Selling taxpayers often ignore or fail to appreciate the full picture of their sale transaction. This article examines two recent Tax Court cases in which taxpayers incorrectly accounted for the consideration received as sellers of property.
Often to their peril, selling taxpayers ignore or fail to appreciate the full picture of their sale transaction, as effectively demonstrated by Braen v. Commissioner, TCM 2023-85, and Parker v. Commissioner, TCM 2023-104. More specifically, the taxpayers in each case incorrectly accounted for the consideration received as sellers of property.

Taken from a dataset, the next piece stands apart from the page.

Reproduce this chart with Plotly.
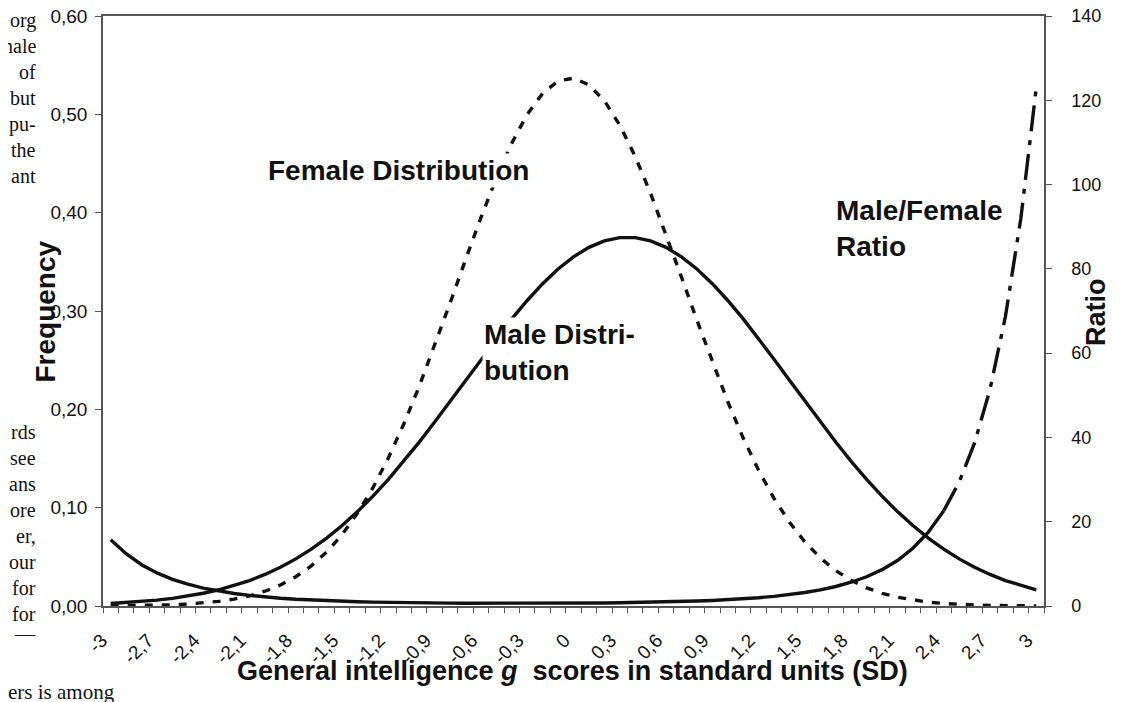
import plotly.graph_objects as go

# ---------------- data ----------------
g_scores = [-3.0, -2.9, -2.8, -2.7, -2.6, -2.5, -2.4, -2.3, -2.2, -2.1,
            -2.0, -1.9, -1.8, -1.7, -1.6, -1.5, -1.4, -1.3, -1.2, -1.1,
            -1.0, -0.9, -0.8, -0.7, -0.6, -0.5, -0.4, -0.3, -0.2, -0.1,
            0.0, 0.1, 0.2, 0.3, 0.4, 0.5, 0.6, 0.7, 0.8, 0.9,
            1.0, 1.1, 1.2, 1.3, 1.4, 1.5, 1.6, 1.7, 1.8, 1.9,
            2.0, 2.1, 2.2, 2.3, 2.4, 2.5, 2.6, 2.7, 2.8, 2.9, 3.0]

male_freq = [0.0025, 0.0034, 0.0045, 0.0060, 0.0078, 0.0101, 0.0130, 0.0165, 0.0208, 0.0259,
             0.0321, 0.0394, 0.0479, 0.0578, 0.0691, 0.0818, 0.0960, 0.1117, 0.1287, 0.1471,
             0.1667, 0.1871, 0.2082, 0.2296, 0.2510, 0.2719, 0.2920, 0.3107, 0.3278, 0.3427,
             0.3551, 0.3647, 0.3713, 0.3746, 0.3746, 0.3713, 0.3647, 0.3551, 0.3427, 0.3278,
             0.3107, 0.2920, 0.2719, 0.2510, 0.2296, 0.2082, 0.1871, 0.1667, 0.1471, 0.1287,
             0.1117, 0.0960, 0.0818, 0.0691, 0.0578, 0.0479, 0.0394, 0.0321, 0.0259, 0.0208, 0.0165]

female_freq = [0.0002, 0.0003, 0.0005, 0.0008, 0.0012, 0.0020, 0.0031, 0.0047, 0.0070, 0.0103,
               0.0150, 0.0213, 0.0298, 0.0408, 0.0549, 0.0727, 0.0944, 0.1203, 0.1506, 0.1851,
               0.2234, 0.2648, 0.3081, 0.3521, 0.3950, 0.4351, 0.4707, 0.4999, 0.5213, 0.5339,
               0.5368, 0.5300, 0.5138, 0.4890, 0.4571, 0.4195, 0.3781, 0.3345, 0.2906, 0.2479,
               0.2077, 0.1708, 0.1380, 0.1094, 0.0852, 0.0651, 0.0489, 0.0360, 0.0261, 0.0185,
               0.0129, 0.0089, 0.0060, 0.0039, 0.0026, 0.0016, 0.0010, 0.0006, 0.0004, 0.0002, 0.0001]

mf_ratio = [15.7, 12.4, 9.8, 7.85, 6.34, 5.17, 4.25, 3.53, 2.97, 2.51,
            2.14, 1.85, 1.61, 1.42, 1.26, 1.13, 1.02, 0.93, 0.85, 0.79,
            0.75, 0.71, 0.68, 0.65, 0.64, 0.62, 0.62, 0.62, 0.63, 0.64,
            0.66, 0.69, 0.72, 0.77, 0.82, 0.89, 0.96, 1.06, 1.18, 1.32,
            1.50, 1.71, 1.97, 2.29, 2.70, 3.20, 3.83, 4.63, 5.64, 6.94,
            8.63, 10.8, 13.7, 17.5, 22.6, 29.4, 38.7, 51.4, 68.7, 92.0, 123.0]

x_tick_vals = [-3.0, -2.7, -2.4, -2.1, -1.8, -1.5, -1.2, -0.9, -0.6, -0.3, 0.0,
               0.3, 0.6, 0.9, 1.2, 1.5, 1.8, 2.1, 2.4, 2.7, 3.0]
x_tick_text = ["-3", "-2,7", "-2,4", "-2,1", "-1,8", "-1,5", "-1,2", "-0,9", "-0,6", "-0,3", "0",
               "0,3", "0,6", "0,9", "1,2", "1,5", "1,8", "2,1", "2,4", "2,7", "3"]

split_idx = 54  # ratio drawn solid up to here, dash-dot afterwards

# ---------------- layout geometry (screen pixels) ----------------
OFF = 8                      # default page body margin
W, H = 1142 - OFF, 702 - OFF
L, R, T, B = 103, 1044, 16, 606   # plot area on screen
PW, PH = R - L, B - T


def px(x):
    return (x - L) / PW


def py(y):
    return (B - y) / PH


INK = "#111111"
FONT = "Liberation Sans, Arial, sans-serif"
SERIF = "Liberation Serif, Times New Roman, serif"

fig = go.Figure()

fig.add_trace(go.Scatter(x=g_scores, y=female_freq, mode="lines", name="Female Distribution",
                         line=dict(color=INK, width=3.4, dash="8px,9px")))
fig.add_trace(go.Scatter(x=g_scores, y=male_freq, mode="lines", name="Male Distribution",
                         line=dict(color=INK, width=3.4)))
fig.add_trace(go.Scatter(x=g_scores[:split_idx + 1], y=mf_ratio[:split_idx + 1], mode="lines",
                         name="Male/Female Ratio", yaxis="y2",
                         line=dict(color=INK, width=3.4)))
fig.add_trace(go.Scatter(x=g_scores[split_idx:], y=mf_ratio[split_idx:], mode="lines",
                         name="Male/Female Ratio", yaxis="y2", showlegend=False,
                         line=dict(color=INK, width=3.4, dash="26px,9px,5px,9px")))

axis_line = "#555555"

fig.update_layout(
    width=W, height=H,
    margin=dict(l=L - OFF, r=W - (R - OFF), t=T - OFF, b=H - (B - OFF), pad=0, autoexpand=False),
    paper_bgcolor="white", plot_bgcolor="white",
    showlegend=False,
    separators=", ",
    font=dict(family=FONT, color=INK, size=18),
    xaxis=dict(
        range=[-3.05, 3.05], tickmode="array", tickvals=x_tick_vals, ticktext=x_tick_text,
        tickangle=-45, ticks="", showgrid=False, zeroline=False, automargin=False,
        showline=True, linecolor=axis_line, linewidth=1.5, mirror=True,
        ticklabelstandoff=14, ticklabelshift=-9, ticklabeloverflow="allow",
        tickfont=dict(size=19, family=FONT),
        minor=dict(tick0=-3.05, dtick=0.1, ticks="outside", ticklen=5, tickwidth=1,
                   tickcolor=axis_line, showgrid=False),
    ),
    yaxis=dict(
        range=[0, 0.6], dtick=0.1, tickformat=".2f", ticks="outside", ticklen=6,
        tickcolor=axis_line, showgrid=False, zeroline=False, automargin=False,
        showline=True, linecolor=axis_line, linewidth=1.5, ticklabelstandoff=4,
        ticklabeloverflow="allow",
        tickfont=dict(size=19, family=FONT),
    ),
    yaxis2=dict(
        range=[0, 140], dtick=20, overlaying="y", side="right", ticks="outside", ticklen=6,
        tickcolor=axis_line, showgrid=False, zeroline=False, automargin=False,
        showline=True, linecolor=axis_line, linewidth=1.5, ticklabelstandoff=16,
        ticklabeloverflow="allow",
        tickfont=dict(size=18, family=FONT),
    ),
)

ann = []
label_font = dict(family=FONT, size=28, color=INK)

# axis titles
ann.append(dict(text="<b>Frequency</b>", x=px(27), y=py(312), xref="paper", yref="paper",
                textangle=-90, showarrow=False, font=dict(family=FONT, size=28, color=INK)))
ann.append(dict(text="<b>Ratio</b>", x=px(1113), y=py(312), xref="paper", yref="paper",
                textangle=-90, showarrow=False, font=dict(family=FONT, size=27, color=INK)))
ann.append(dict(text="<b>General intelligence <i>g</i>  scores in standard units (SD)</b>",
                x=px(572), y=py(688), xref="paper", yref="paper", showarrow=False,
                font=dict(family=FONT, size=27, color=INK)))

# curve labels (opaque boxes hide the curves behind them, as in the original)
ann.append(dict(text="<b>Female Distribution</b>", x=px(266), y=py(153), xref="paper", yref="paper",
                xanchor="left", showarrow=False, font=label_font, bgcolor="white"))
ann.append(dict(text="<b>Male Distri-<br>bution</b>", x=px(482), y=py(352), xref="paper", yref="paper",
                xanchor="left", align="left", showarrow=False, font=label_font, bgcolor="white"))
ann.append(dict(text="<b>Male/Female<br>Ratio</b>", x=px(834), y=py(229), xref="paper", yref="paper",
                xanchor="left", align="left", showarrow=False, font=label_font))

# stray page text from the scanned article (left margin)
page_words = [("org", 20), ("nale", 46), ("of", 72), ("but", 98), ("pu-", 124), ("the", 150),
              ("ant", 176), ("rds", 432), ("see", 458), ("ans", 484), ("ore", 510), ("er,", 536),
              ("our", 562), ("for", 588), ("for", 614), ("—", 634)]
for w, yy in page_words:
    ann.append(dict(text=w, x=px(38), y=py(yy), xref="paper", yref="paper", xanchor="right",
                    yanchor="middle", showarrow=False, font=dict(family=SERIF, size=20, color=INK)))
ann.append(dict(text="ers is among", x=px(OFF - 2), y=py(692), xref="paper", yref="paper",
                xanchor="left", yanchor="middle", showarrow=False,
                font=dict(family=SERIF, size=21, color=INK)))

fig.update_layout(annotations=ann)

fig.write_html("out.html")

It is noteworthy that these recent Tax Court cases, although unrelated and quite disparate (and potentially appealable to different circuits) reinforce the notion that sellers of property must account for all consideration received in the sales transaction, including items that on first blush may appear divisible from or otherwise unconnected to the deal. Braen is appealable to the U.S. Court of Appeals for the Third Circuit, and Parker is appealable to the U.S. Court of Appeals for the Ninth Circuit.
In Braen, the taxpayer did not treat as consideration received in the sale the value of a favorable zoning change to other property owned by the taxpayer, even though the zoning change was a condition of the deal. In Parker, although debt cancellation was a condition of the deal, instead of treating the cancelled amount as part of the sale consideration, the taxpayer treated it separately as cancellation of indebtedness income subject to the insolvency exclusion under IRC section 108.
What Went Wrong
Braen involved a purported bargain sale to the Town of Ramapo, a governmental body, with the selling taxpayer’s expectation of a charitable deduction to the extent the consideration received was less than the full value of the property sold. Unfortunately, the taxpayer was unable to show that although documented as a bargain sale that there actually was one. The problem was that in determining its amount realized on the sale, the taxpayer ignored the value of the favorable zoning change regarding taxpayer’s retained property, where the zoning change was a condition of the sale.
Taxpayer, an S corporation, and its owners, desired to expand their quarrying business, i.e., owning and operating a quarry by exploiting land it owned and additional land that it was acquiring, for such purposes in and around Ramapo, New York. Governmental approvals were required to own and operate a quarry. Taxpayer eventually threw in the towel and decided to sell the property it had hoped to use for quarrying purposes.
After expending substantial time and effort trying to gain permission to operate a quarry, including dealing with community opposition to the plan, and engaging in litigation with the Town of Ramapo, taxpayer and Ramapo agreed to settle the litigation, and Ramapo agreed to purchase the property initially intended for quarrying. Early on, taxpayer had owned other property in Ramapo, which had a favorable zoning designation. Ramapo removed the favorable zoning designation.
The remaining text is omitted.